◆ What to work on
Copy out the data exactly, leaving the pictures behind.

◆ Source material
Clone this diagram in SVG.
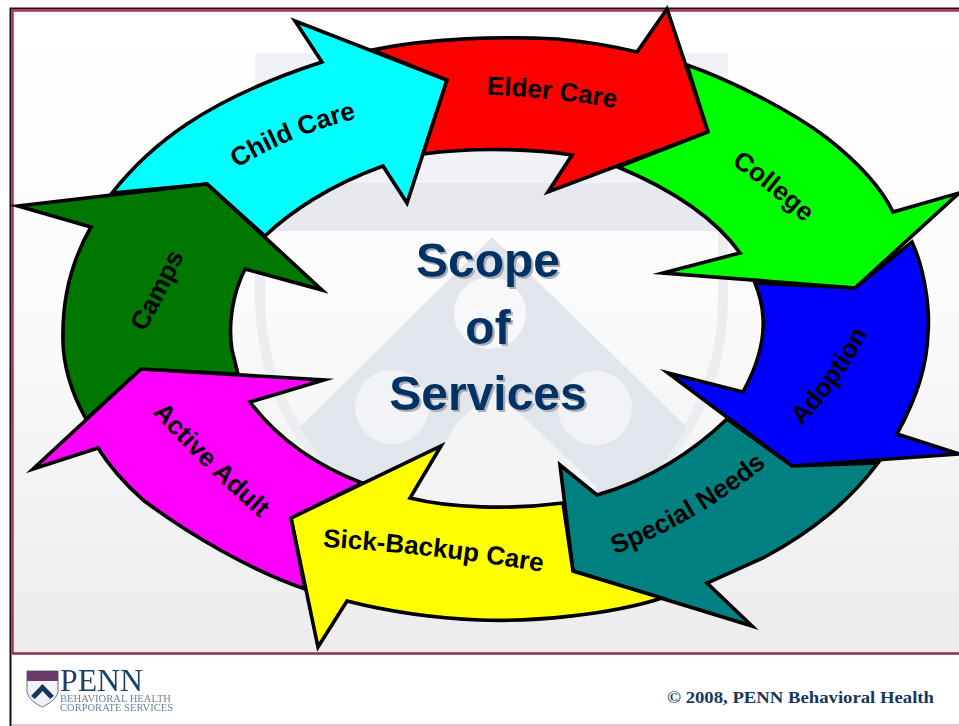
<svg xmlns="http://www.w3.org/2000/svg" width="959" height="726" viewBox="0 0 959 726">
<style>
.a{stroke:#000;stroke-width:3.6;stroke-linejoin:miter;stroke-miterlimit:8}
.l{font:bold 26px "Liberation Sans",Arial,sans-serif;fill:#000;text-anchor:middle}
.t{font:bold 48px "Liberation Sans",Arial,sans-serif;text-anchor:middle;fill:#003366}
.wm{fill:#e2e5eb}
</style>
<defs>
<linearGradient id="bg" x1="0" y1="0" x2="0" y2="1"><stop offset="0" stop-color="#fff"/><stop offset=".45" stop-color="#fbfbfc"/><stop offset="1" stop-color="#ececee"/></linearGradient>
<filter id="sh" x="-10%" y="-10%" width="120%" height="120%"><feDropShadow dx="2" dy="2" stdDeviation="0.6" flood-color="#a9adb6"/></filter>
<filter id="soft" x="-5%" y="-5%" width="110%" height="110%"><feGaussianBlur stdDeviation="0.45"/></filter>
<path id="pChild" d="M220,179 Q289,132 376,114"/>
<path id="pElder" d="M469,94 Q551,96 633,111"/>
<path id="pCollege" d="M715,153 Q770,189 819,236"/>
<path id="pAdopt" d="M791,437 Q841,388 875,320"/>
<path id="pSpecial" d="M596,561 Q697,527 782,452"/>
<path id="pSick" d="M304,546 Q430,552 561,575"/>
<path id="pActive" d="M138,397 Q204,471 276,532"/>
<path id="pCamps" d="M137,345 Q166,298 190,242"/>
</defs>
<rect width="959" height="726" fill="#fff"/>
<rect x="12" y="9" width="947" height="644" fill="url(#bg)"/>
<g id="watermark">
<rect x="255" y="53" width="473" height="131" fill="#f1f2f5"/>
<rect x="255" y="183" width="473" height="48" fill="#e6e8ee"/>
<path d="M260,231 V300 C262,420 340,520 492,572 C645,520 722,420 723,300 V231" fill="none" stroke="#ebedf1" stroke-width="10"/>
<path class="wm" d="M492,237 L687,427 L640,500 C600,530 560,550 492,568 C430,550 385,530 345,495 L300,427 Z"/>
<path d="M492,390 L527,420 L597,487 L560,570 H430 L395,520 L457,423 Z" fill="#f4f4f6"/>
<circle cx="490" cy="313" r="36" fill="#f8f8fa"/>
<circle cx="392" cy="407" r="37" fill="#f2f3f6"/>
<circle cx="595" cy="408" r="37" fill="#f2f3f6"/>
</g>
<g id="frame">
<path d="M959,8.500H10.500V726" fill="none" stroke="#111" stroke-width="2"/>
<path d="M959,10.500H12.500V653" fill="none" stroke="#b03060" stroke-width="2.500"/>
<path d="M12,653.500H959" stroke="#8a2f4e" stroke-width="2.500"/>
<path d="M12,725H959" stroke="#e8a8bc" stroke-width="1.500"/>
</g>
<g id="connectors"></g>
<g id="child-care">
<path class="a" fill="#0ff" d="M112,193 C150,145 205,100 322,62 L295,21 L447,80 L407,203 L383,166 C330,185 290,212 265,236 L207,184 Z"/>
<text class="l"><textPath href="#pChild" startOffset="50%">Child Care</textPath></text>
</g>
<g id="elder-care">
<path class="a" fill="#f00" d="M372,50 C430,38 500,36 557,39 Q600,43 637,52 L667,9 L708,132 L548,192 L572,155 C540,150 480,146 423,154 L447,80 Z"/>
<text class="l"><textPath href="#pElder" startOffset="50%">Elder Care</textPath></text>
</g>
<g id="college">
<path class="a" fill="#0f0" d="M687,65 C730,80 790,110 827,138 C855,160 880,185 893,212 L959,193 L855,288 L663,273 L740,253 C720,225 685,195 618,167 L708,132 Z"/>
<text class="l"><textPath href="#pCollege" startOffset="50%">College</textPath></text>
</g>
<g id="adoption">
<path class="a" fill="#00f" d="M912,242 C925,270 930,310 928,333 C927,365 918,395 897,434 L959,454 L792,466 L668,373 L743,392 C755,370 765,345 763,317 Q762,300 755,283 L855,288 Z"/>
<text class="l"><textPath href="#pAdopt" startOffset="50%">Adoption</textPath></text>
</g>
<g id="special-needs">
<path class="a" fill="#008080" d="M878,463 C850,500 815,530 763,558 L707,583 L752,626 L573,571 L560,465 L597,495 C650,480 695,450 727,419 L792,466 Z"/>
<text class="l"><textPath href="#pSpecial" startOffset="50%">Special Needs</textPath></text>
</g>
<g id="sick-backup-care">
<path class="a" fill="#ff0" d="M441,446 L410,498 C450,508 510,510 563,503 L573,571 L662,598 C610,615 530,622 480,620 C430,618 390,612 347,601 L318,647 L291,518 Z"/>
<text class="l"><textPath href="#pSick" startOffset="50%">Sick-Backup Care</textPath></text>
</g>
<g id="active-adult">
<path class="a" fill="#f0f" d="M362,483 L291,518 L305,589 C250,570 190,535 143,500 Q115,475 98,448 L33,469 L141,369 L324,380 L250,402 C275,435 310,463 362,483 Z"/>
<text class="l"><textPath href="#pActive" startOffset="50%">Active Adult</textPath></text>
</g>
<g id="camps">
<path class="a" fill="#007800" d="M238,374 L141,369 L86,419 C70,390 62,360 63,333 C63,290 75,255 91,227 L18,206 L207,184 L322,290 L245,269 C232,295 228,325 232,350 Z"/>
<text class="l"><textPath href="#pCamps" startOffset="50%">Camps</textPath></text>
</g>
<g id="title" class="t" filter="url(#sh)"><text x="488" y="277">Scope</text><text x="488" y="344">of</text><text x="488" y="410">Services</text></g>
<g id="logo" filter="url(#soft)">
<path d="M27,671 H58 V692 C56,700 48,704 42.500,707 C36,704 29,700 27,692 Z" fill="#f0f2f7" stroke="#5d7398" stroke-width="1"/>
<rect x="27" y="671" width="31" height="10" fill="#6a3a6a"/>
<path d="M31,696 L42.500,684 L54,696 L50,699 L42.500,691 L35,699 Z" fill="#17365f"/>
<text x="60" y="691" font-family="'Liberation Serif',serif" font-size="32" fill="#1d4068" textLength="83" lengthAdjust="spacingAndGlyphs">PENN</text>
<text x="60" y="702" font-family="'Liberation Serif',serif" font-size="9.500" fill="#6f8296" textLength="111" lengthAdjust="spacingAndGlyphs">BEHAVIORAL HEALTH</text>
<text x="60" y="711" font-family="'Liberation Serif',serif" font-size="9.500" fill="#6f8296" textLength="113" lengthAdjust="spacingAndGlyphs">CORPORATE SERVICES</text>
</g>
<text id="copyright" x="667" y="703" font-family="'Liberation Serif',serif" font-weight="bold" font-size="17" fill="#17375e" textLength="267" lengthAdjust="spacingAndGlyphs">© 2008, PENN Behavioral Health</text>
</svg>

◆ Reply
Clone this diagram in SVG.
<svg xmlns="http://www.w3.org/2000/svg" width="959" height="726" viewBox="0 0 959 726">
<style>
.a{stroke:#000;stroke-width:3.6;stroke-linejoin:miter;stroke-miterlimit:8}
.l{font:bold 26px "Liberation Sans",Arial,sans-serif;fill:#000;text-anchor:middle}
.t{font:bold 48px "Liberation Sans",Arial,sans-serif;text-anchor:middle;fill:#003366}
.wm{fill:#e2e5eb}
</style>
<defs>
<linearGradient id="bg" x1="0" y1="0" x2="0" y2="1"><stop offset="0" stop-color="#fff"/><stop offset=".45" stop-color="#fbfbfc"/><stop offset="1" stop-color="#ececee"/></linearGradient>
<filter id="sh" x="-10%" y="-10%" width="120%" height="120%"><feDropShadow dx="2" dy="2" stdDeviation="0.6" flood-color="#a9adb6"/></filter>
<filter id="soft" x="-5%" y="-5%" width="110%" height="110%"><feGaussianBlur stdDeviation="0.45"/></filter>
<path id="pChild" d="M220,179 Q289,132 376,114"/>
<path id="pElder" d="M469,94 Q551,96 633,111"/>
<path id="pCollege" d="M715,153 Q770,189 819,236"/>
<path id="pAdopt" d="M791,437 Q841,388 875,320"/>
<path id="pSpecial" d="M596,561 Q697,527 782,452"/>
<path id="pSick" d="M304,546 Q430,552 561,575"/>
<path id="pActive" d="M138,397 Q204,471 276,532"/>
<path id="pCamps" d="M137,345 Q166,298 190,242"/>
</defs>
<rect width="959" height="726" fill="#fff"/>
<rect x="12" y="9" width="947" height="644" fill="url(#bg)"/>
<g id="watermark">
<rect x="255" y="53" width="473" height="131" fill="#f1f2f5"/>
<rect x="255" y="183" width="473" height="48" fill="#e6e8ee"/>
<path d="M260,231 V300 C262,420 340,520 492,572 C645,520 722,420 723,300 V231" fill="none" stroke="#ebedf1" stroke-width="10"/>
<path class="wm" d="M492,237 L687,427 L640,500 C600,530 560,550 492,568 C430,550 385,530 345,495 L300,427 Z"/>
<path d="M492,390 L527,420 L597,487 L560,570 H430 L395,520 L457,423 Z" fill="#f4f4f6"/>
<circle cx="490" cy="313" r="36" fill="#f8f8fa"/>
<circle cx="392" cy="407" r="37" fill="#f2f3f6"/>
<circle cx="595" cy="408" r="37" fill="#f2f3f6"/>
</g>
<g id="frame">
<path d="M959,8.500H10.500V726" fill="none" stroke="#111" stroke-width="2"/>
<path d="M959,10.500H12.500V653" fill="none" stroke="#b03060" stroke-width="2.500"/>
<path d="M12,653.500H959" stroke="#8a2f4e" stroke-width="2.500"/>
<path d="M12,725H959" stroke="#e8a8bc" stroke-width="1.500"/>
</g>
<g id="connectors"></g>
<g id="child-care">
<path class="a" fill="#0ff" d="M112,193 C150,145 205,100 322,62 L295,21 L447,80 L407,203 L383,166 C330,185 290,212 265,236 L207,184 Z"/>
<text class="l"><textPath href="#pChild" startOffset="50%">Child Care</textPath></text>
</g>
<g id="elder-care">
<path class="a" fill="#f00" d="M372,50 C430,38 500,36 557,39 Q600,43 637,52 L667,9 L708,132 L548,192 L572,155 C540,150 480,146 423,154 L447,80 Z"/>
<text class="l"><textPath href="#pElder" startOffset="50%">Elder Care</textPath></text>
</g>
<g id="college">
<path class="a" fill="#0f0" d="M687,65 C730,80 790,110 827,138 C855,160 880,185 893,212 L959,193 L855,288 L663,273 L740,253 C720,225 685,195 618,167 L708,132 Z"/>
<text class="l"><textPath href="#pCollege" startOffset="50%">College</textPath></text>
</g>
<g id="adoption">
<path class="a" fill="#00f" d="M912,242 C925,270 930,310 928,333 C927,365 918,395 897,434 L959,454 L792,466 L668,373 L743,392 C755,370 765,345 763,317 Q762,300 755,283 L855,288 Z"/>
<text class="l"><textPath href="#pAdopt" startOffset="50%">Adoption</textPath></text>
</g>
<g id="special-needs">
<path class="a" fill="#008080" d="M878,463 C850,500 815,530 763,558 L707,583 L752,626 L573,571 L560,465 L597,495 C650,480 695,450 727,419 L792,466 Z"/>
<text class="l"><textPath href="#pSpecial" startOffset="50%">Special Needs</textPath></text>
</g>
<g id="sick-backup-care">
<path class="a" fill="#ff0" d="M441,446 L410,498 C450,508 510,510 563,503 L573,571 L662,598 C610,615 530,622 480,620 C430,618 390,612 347,601 L318,647 L291,518 Z"/>
<text class="l"><textPath href="#pSick" startOffset="50%">Sick-Backup Care</textPath></text>
</g>
<g id="active-adult">
<path class="a" fill="#f0f" d="M362,483 L291,518 L305,589 C250,570 190,535 143,500 Q115,475 98,448 L33,469 L141,369 L324,380 L250,402 C275,435 310,463 362,483 Z"/>
<text class="l"><textPath href="#pActive" startOffset="50%">Active Adult</textPath></text>
</g>
<g id="camps">
<path class="a" fill="#007800" d="M238,374 L141,369 L86,419 C70,390 62,360 63,333 C63,290 75,255 91,227 L18,206 L207,184 L322,290 L245,269 C232,295 228,325 232,350 Z"/>
<text class="l"><textPath href="#pCamps" startOffset="50%">Camps</textPath></text>
</g>
<g id="title" class="t" filter="url(#sh)"><text x="488" y="277">Scope</text><text x="488" y="344">of</text><text x="488" y="410">Services</text></g>
<g id="logo" filter="url(#soft)">
<path d="M27,671 H58 V692 C56,700 48,704 42.500,707 C36,704 29,700 27,692 Z" fill="#f0f2f7" stroke="#5d7398" stroke-width="1"/>
<rect x="27" y="671" width="31" height="10" fill="#6a3a6a"/>
<path d="M31,696 L42.500,684 L54,696 L50,699 L42.500,691 L35,699 Z" fill="#17365f"/>
<text x="60" y="691" font-family="'Liberation Serif',serif" font-size="32" fill="#1d4068" textLength="83" lengthAdjust="spacingAndGlyphs">PENN</text>
<text x="60" y="702" font-family="'Liberation Serif',serif" font-size="9.500" fill="#6f8296" textLength="111" lengthAdjust="spacingAndGlyphs">BEHAVIORAL HEALTH</text>
<text x="60" y="711" font-family="'Liberation Serif',serif" font-size="9.500" fill="#6f8296" textLength="113" lengthAdjust="spacingAndGlyphs">CORPORATE SERVICES</text>
</g>
<text id="copyright" x="667" y="703" font-family="'Liberation Serif',serif" font-weight="bold" font-size="17" fill="#17375e" textLength="267" lengthAdjust="spacingAndGlyphs">© 2008, PENN Behavioral Health</text>
</svg>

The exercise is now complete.